Muhammed Hamdi Yazır

Hak Dini Kur'an Dili

1. Cilt, 8. Sayfa

 

Gördüm ki: gecesi gündüzü ardı ardına biribiriyle döğüşüp değişip giden şu fani hayatta baki kalmak için biçare beşeriyyetin elinde hiç bir tutamak yok.

 

Gördüm ki: Onun yer ile gök arasında maziden istikbale doğru kaynaşan, coşan coşup coşup çarpışan dalgaları arasında her dem Hak "bana gel" diye çağırıyor.

 

İnsan kulak kısıyor, duymak istemiyor, sanki kaçınmak için çırpınıyor.

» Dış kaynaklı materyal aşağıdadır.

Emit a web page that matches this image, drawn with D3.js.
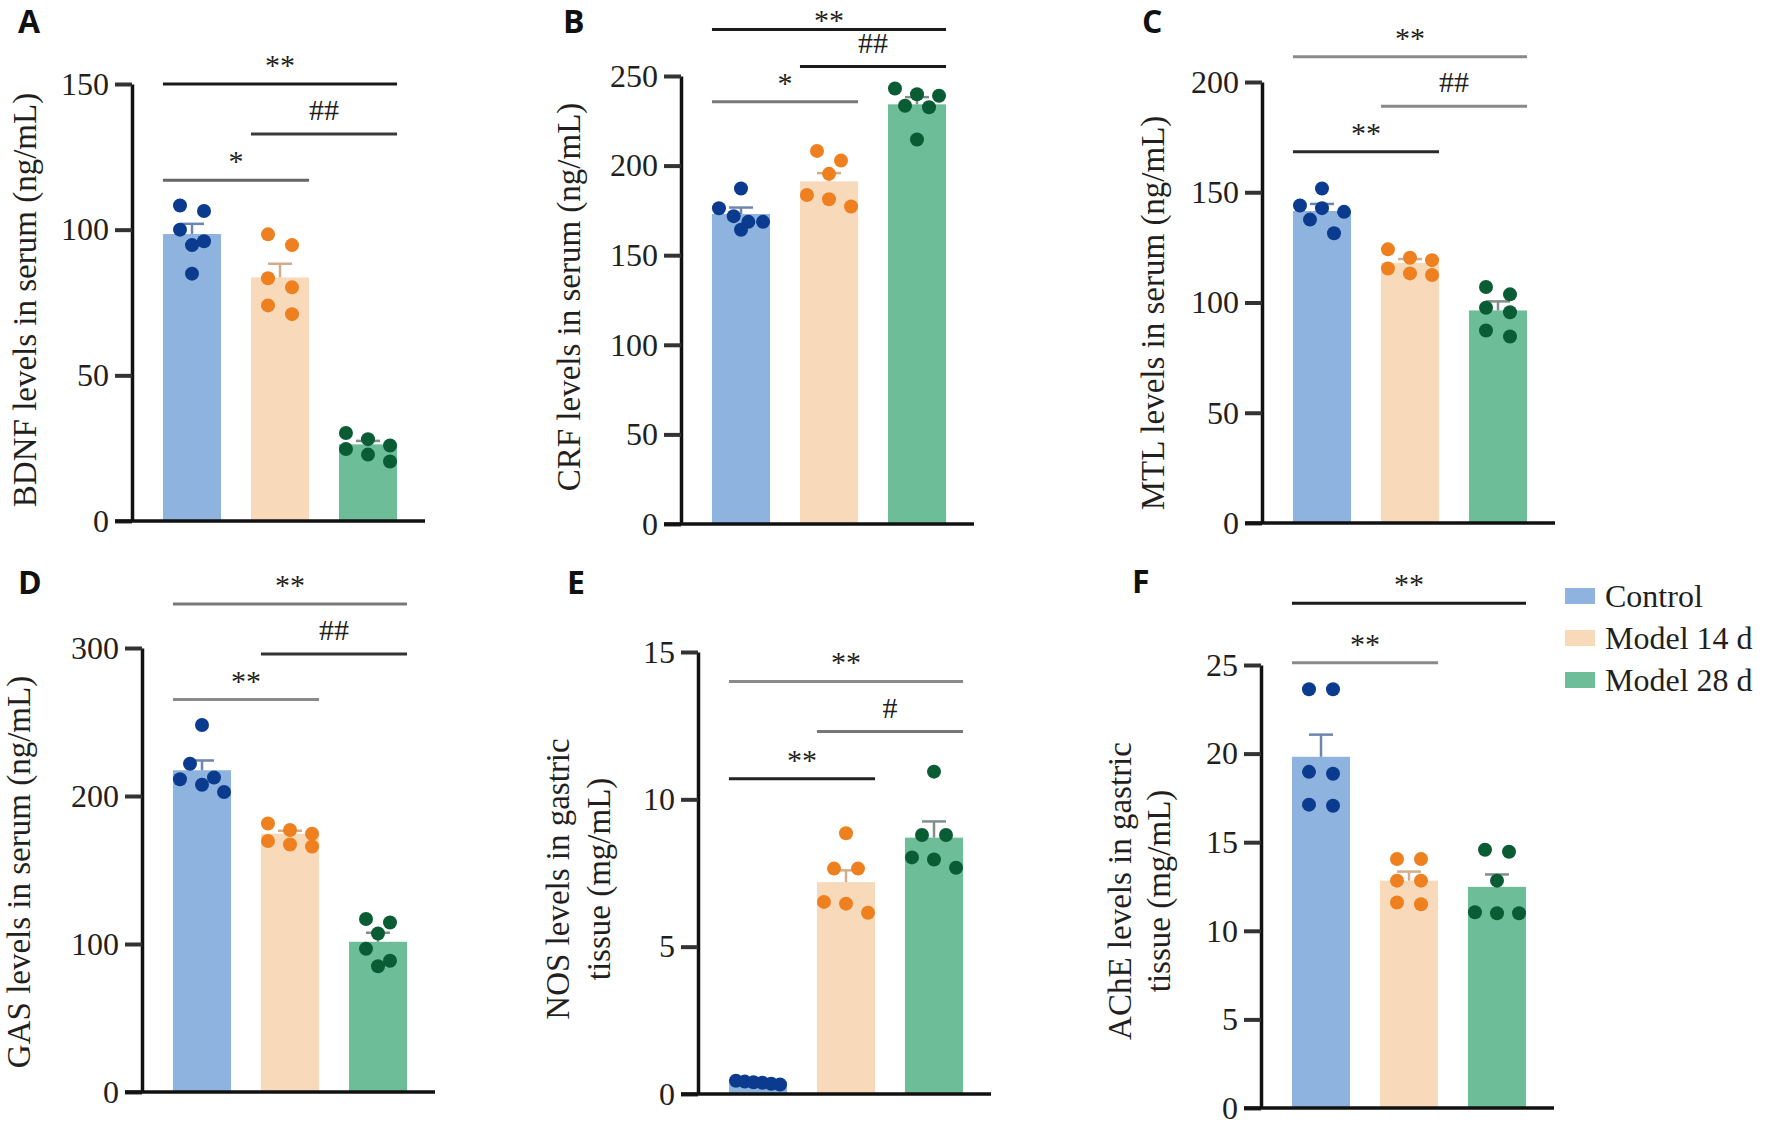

Fakat çırpınıp çırpınıp âkibete teslim olmaktan başka ne yapıyor?

Halbuki sevmediğine teslim olmakla sevdiğine teslim olmak arasında ne büyük fark vardır?

 

Demekki insan için Hakkı sevmek, Hakka hizmet etmek akıbet cemali hakka ermekten büyük bir hazzı saadet yoktur.

 

Lâkin zevkı hakkı duymıyan haline mahkûm. 

Tahkiki bilmeyen taklide zebundur.

Allah'ı bilmiyen Dünyaya sarılır.

Dünyayı bilmiyen hülyaya sarılır,

Hülyaya sarılan hakikate darılır.

Yiğidi görmiyen ismine bayılır.

Dilberi görmiyen resmine bayılır.

Önünü görmiyen sonunda ayılır.

Kanunu tanımıyan kânunda ayılır.

Kitabı tanımıyan hisabda uyanır.

 

Kalemim kırılmış, mürekkebim tükenmiş iken avni hudaya sığınarak, ve vesile-i rahmet-ü mağfiret olmasını ümid ederek, tefsire başladım.